The original idea was to develop a series of programming tools in a staged fashion. The ultimate goal was to offer a workstation that provided a closely integrated editor, syntax checker, compiler, and runtime emulation of the behavior of the IBM mainframe's COBOL environment, coupled with testing tools and full code analysis. The plan was to develop the editor and syntax checker quickly and put them into the customers' hands for feedback.
Enter the venture capitalists, who required changes in the development plans. These investors (who dominated our board) insisted that, rather than offering the editor/syntax checker initially as a minimal functional product, we offer only the fully capable, final visionary product. To get the funding, we caved. We gave up the ability to get early feedback for our approach.
This single decision significantly stepped up the risk factor. We increased the amount of software that needed to be completed, delayed customer feedback, increased the company spend rate, and suffered the usual delays in delivering a working product. Furthermore, we had to scale up our training staff, documentation staff, and field applications engineering staff.
The company eventually failed for a variety of reasons, but the chief cause was rooted in the need to acquiesce to board members who were disconnected from our prospects. By circumventing the opportunity to gain early feedback (through design of experiments), we delayed validating our product ideas.

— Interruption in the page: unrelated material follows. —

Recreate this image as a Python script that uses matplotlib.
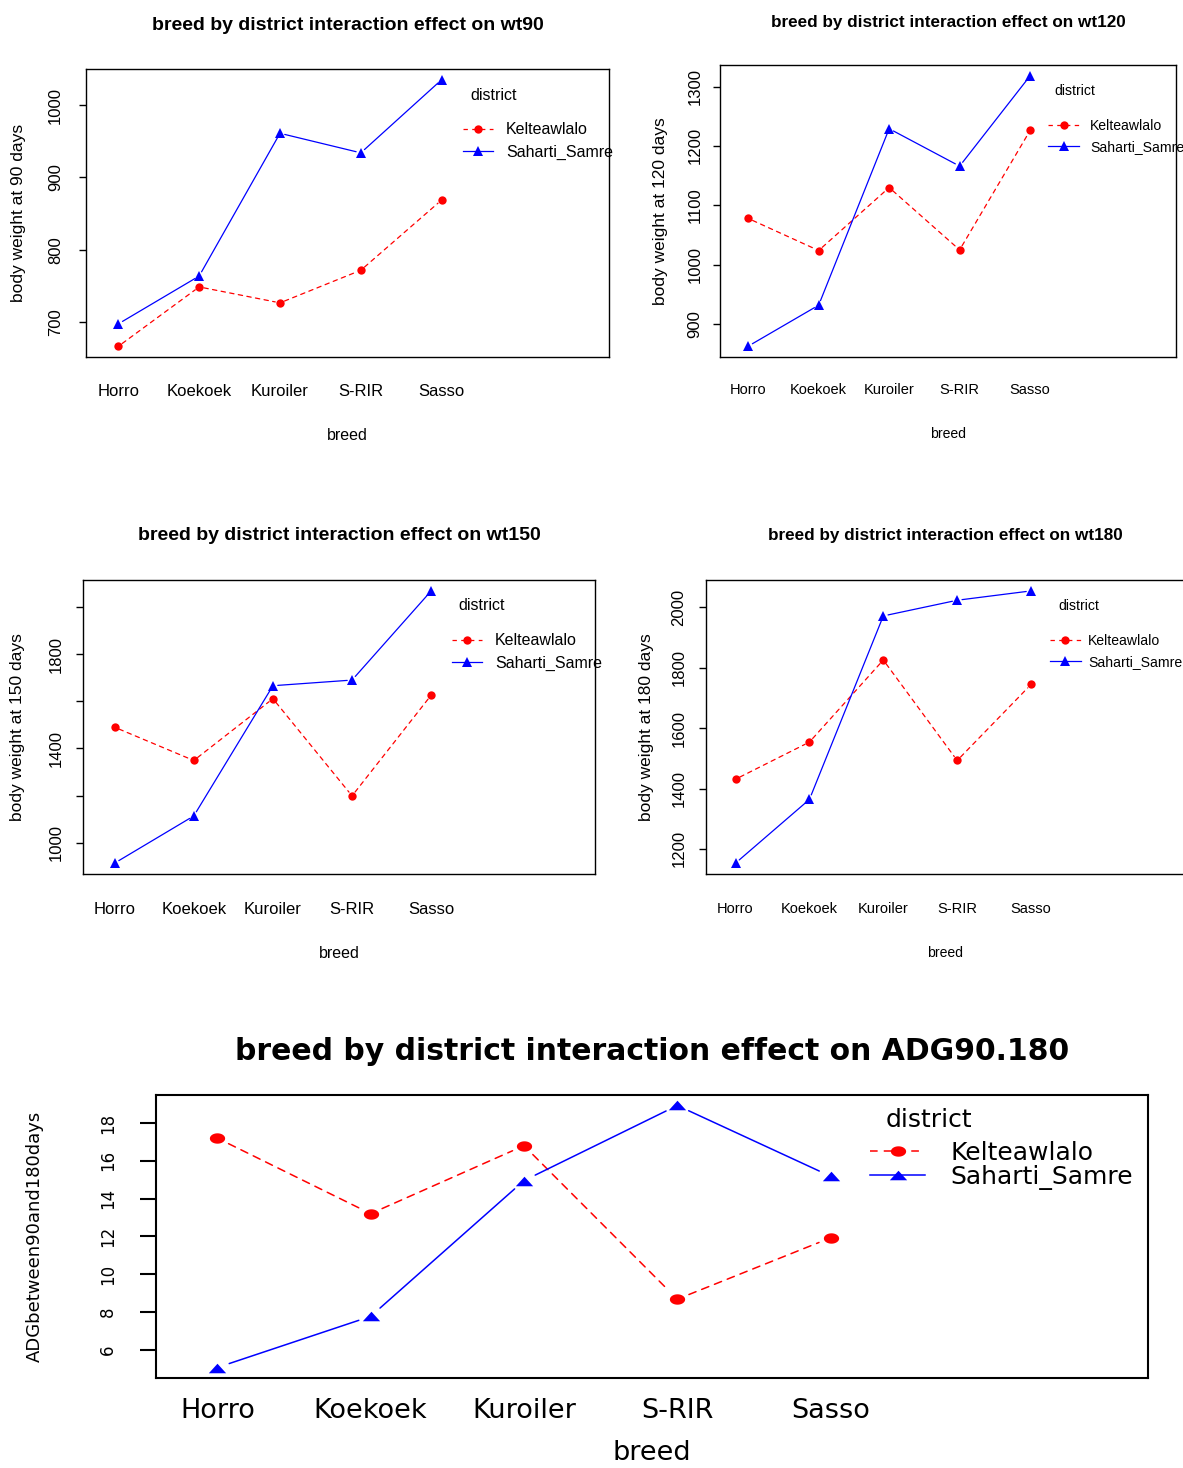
import numpy as np
import matplotlib
matplotlib.use('Agg')
import matplotlib.pyplot as plt
import matplotlib.transforms as mtransforms
from matplotlib.lines import Line2D

# ---- data ----
breeds = ['Horro', 'Koekoek', 'Kuroiler', 'S-RIR', 'Sasso']
districts = ['Kelteawlalo', 'Saharti_Samre']

wt90_kel = [667, 749, 727, 772, 869]
wt90_sah = [698, 764, 961, 934, 1035]
wt120_kel = [1078, 1024, 1130, 1025, 1226]
wt120_sah = [863, 932, 1229, 1166, 1318]
wt150_kel = [1490, 1349, 1611, 1199, 1626]
wt150_sah = [914, 1114, 1666, 1690, 2068]
wt180_kel = [1431, 1554, 1826, 1493, 1745]
wt180_sah = [1153, 1364, 1972, 2024, 2055]
adg_kel = [17.2, 13.2, 16.8, 8.67, 11.92]
adg_sah = [5.05, 7.76, 14.95, 18.93, 15.18]

W, H = 1183, 1468
RED = '#FF0000'
BLUE = '#0000FF'
PT = 72 / 100.0   # px -> pt

fig = plt.figure(figsize=(W / 100, H / 100), dpi=100)

small = dict(fam='Liberation Sans', title_fs=14, tick_fs=12, ylab_fs=12.5, xlab_fs=11.5,
             leg_fs=11.5, lw=0.9, dash=(0, (3.5, 3.5)), ms_r=6, ms_b=7, gap=3.5,
             frame=1.0, ytick_len=7, leg_title=26, leg_row=61, handlelen=1.9, textpad=0.8,
             labelspacing=0.45, row_k=0.95)
big = dict(fam='DejaVu Sans', title_fs=21.5, tick_fs=19.5, ylab_fs=13, xlab_fs=19.5,
           leg_fs=18, leg_title_fs=18, lw=1.1, dash=(0, (5, 4)), ms_r=11, ms_b=12.5,
           gap=9, frame=1.5, ytick_len=16, leg_title=25, leg_row=58, handlelen=2.2,
           textpad=1.0, labelspacing=0.0, row_k=0.95, ytick_fs=12)

theta = np.linspace(0, 2 * np.pi, 40)
flat_circle = np.column_stack([np.cos(theta), 0.68 * np.sin(theta)])
flat_tri = [(-1, -0.55), (1, -0.55), (0, 0.55), (-1, -0.55)]


def interaction_panel(box, kel, sah, title, ylabel, ystep, st, skip=(), hscale=1.0,
                      yt_dx=30, ylab_dx=66, xt_dy=34, xlab_dy=78, title_dy=43,
                      markers=('o', '^'), textpad=None):
    x0, y0, x1, y1 = box
    w, h = x1 - x0, y1 - y0
    ax = fig.add_axes([x0 / W, 1 - y1 / H, w / W, h / H])
    fam = st['fam']
    xs = np.arange(1, len(breeds) + 1)
    leg_fs = st['leg_fs'] * hscale

    series = [(kel, RED, st['dash'], markers[0], st['ms_r']),
              (sah, BLUE, '-', markers[1], st['ms_b'])]
    handles = []
    for vals, col, ls, mk, ms in series:
        ax.plot(xs, vals, linestyle='none', marker=mk, color=col, ms=ms,
                markeredgewidth=0, zorder=3)
        # R type="b": segments stop short of the points
        for i in range(len(xs) - 1):
            ax.annotate('', xy=(xs[i + 1], vals[i + 1]), xytext=(xs[i], vals[i]),
                        arrowprops=dict(arrowstyle='-', color=col, lw=st['lw'],
                                        linestyle=ls, shrinkA=st['gap'],
                                        shrinkB=st['gap']))
        handles.append(Line2D([], [], color=col, ls=ls, lw=st['lw'], marker=mk,
                              ms=ms, markeredgewidth=0))

    allv = np.concatenate([kel, sah])
    rng = allv.max() - allv.min()
    lo, hi = allv.min() - 0.04 * rng, allv.max() + 0.04 * rng
    ax.set_ylim(lo, hi)
    ax.set_xlim(0.6, 7.07)

    yt = np.arange(np.ceil(lo / ystep) * ystep, hi + 1e-9, ystep)
    ylabs = ['' if int(round(v)) in skip else f'{v:.0f}' for v in yt]
    ax.set_yticks(yt, labels=ylabs, fontsize=st.get('ytick_fs', st['tick_fs']),
                  fontfamily=fam, rotation=90, ha='center', va='center')
    ax.tick_params(axis='y', direction='out', length=st['ytick_len'] * PT,
                   width=st['frame'], pad=(yt_dx - st['ytick_len']) * PT)
    ax.set_xticks(xs, labels=breeds, fontsize=st['tick_fs'] * hscale, fontfamily=fam,
                  va='center')
    ax.tick_params(axis='x', length=0, pad=xt_dy * PT)

    for sp in ax.spines.values():
        sp.set_linewidth(st['frame'])
        sp.set_color('black')

    ax.set_title(title, fontsize=st['title_fs'] * hscale, fontweight='bold', fontfamily=fam,
                 y=1 + title_dy / h, pad=0, va='center')
    ax.set_xlabel('breed', fontsize=st['xlab_fs'] * hscale, fontfamily=fam)
    ax.xaxis.set_label_coords(0.5, -xlab_dy / h)
    ax.xaxis.label.set_va('center')
    ax.set_ylabel(ylabel, fontsize=st['ylab_fs'], fontfamily=fam)
    ax.yaxis.set_label_coords(-ylab_dx / w, 0.5)
    ax.yaxis.label.set_va('center')

    trans = mtransforms.blended_transform_factory(ax.transData, ax.transAxes)
    ax.text(5.64, 1 - st['leg_title'] / h, 'district', transform=trans, ha='center',
            va='center', fontsize=st.get('leg_title_fs', st['leg_fs']) * hscale,
            fontfamily=fam)
    row_h = leg_fs / PT * st['row_k']
    ax.legend(handles, districts, loc='upper left',
              bbox_to_anchor=(5.26, 1 - (st['leg_row'] - row_h / 2) / h),
              bbox_transform=trans, frameon=False, borderpad=0, borderaxespad=0,
              handlelength=st['handlelen'] / hscale,
              handletextpad=st['textpad'] if textpad is None else textpad,
              labelspacing=st['labelspacing'], numpoints=1,
              prop=dict(family=fam, size=leg_fs))
    return ax


title_fmt = 'breed by district interaction effect on {}'

interaction_panel((86, 69, 609, 357), wt90_kel, wt90_sah, title_fmt.format('wt90'),
                  'body weight at 90 days', 100, small, yt_dx=30.5, ylab_dx=68, xt_dy=34,
                  xlab_dy=78)
interaction_panel((720, 65, 1176, 357), wt120_kel, wt120_sah, title_fmt.format('wt120'),
                  'body weight at 120 days', 100, small, hscale=0.88, yt_dx=25, ylab_dx=60,
                  xt_dy=33, xlab_dy=77)
interaction_panel((83, 580, 595, 874), wt150_kel, wt150_sah, title_fmt.format('wt150'),
                  'body weight at 150 days', 200, small, skip=(1200, 1600, 2000),
                  yt_dx=27, ylab_dx=65, xt_dy=35, xlab_dy=79, title_dy=44)
interaction_panel((706, 580, 1184, 874), wt180_kel, wt180_sah, title_fmt.format('wt180'),
                  'body weight at 180 days', 200, small, hscale=0.88, yt_dx=27, ylab_dx=60,
                  xt_dy=35, xlab_dy=79, title_dy=44, textpad=0.55)
interaction_panel((156, 1095, 1148, 1378), adg_kel, adg_sah, title_fmt.format('ADG90.180'),
                  'ADGbetween90and180days', 2, big, yt_dx=48, ylab_dx=121, xt_dy=33,
                  xlab_dy=75, title_dy=43, markers=(flat_circle, flat_tri))

fig.savefig('out.png', dpi=100, facecolor='white')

Every validation delay increases risk -- disproportionately.
Apart from development delays, the single largest product failure was rooted in the original minimal functional product. We had planned a tightly integrated editor-syntax checker. However, we had chosen a more capable editor than the one IBM COBOL programmers used. We selected a better but wrong editor. If the original development and release plan had been followed, we would have discovered the magnitude of that single error within the first year of our existence. Instead, we learned of the error more than two years into the development.
I've seen and experienced this general sequence many times in my career. I've taken away one fundamental guiding principle: Design the product so that early testing of a minimal functional product (also called an essential product) can begin early in the development cycle. This is a risk containment and control strategy. You'll see this technique used in agile development methodology, Alex Osterwalder's Canvas business generation system, and other enlightened business and product planning approaches.
I've adopted a personal approach to product development that focuses on risk mitigation. You cannot and should not eliminate risk. But you should want to contain the effects of risk and control how you react to problems as they emerge. That business philosophy, practiced for close to 30 years, is codified by Osterwalder in his book Business Model Generation and by Ash Maurya in his Lean Stack system.
The bottom line is that you shouldn't fall in love so hard with the product or company idea that you can't (or won't) see the risks, along with the opportunities to mitigate those risks.
In my previous column, I posed the following trivia question: "What 1957 movie was used to influence people subliminally to buy popcorn and drink Coca-Cola?" The answer was a 1957 showing of the 1955 movie Picnic. The experiment failed. James Vicary, who designed the experiment, admitted that he lied about the results. Nevertheless, the effectiveness of subliminal advertising is still widely accepted by the public.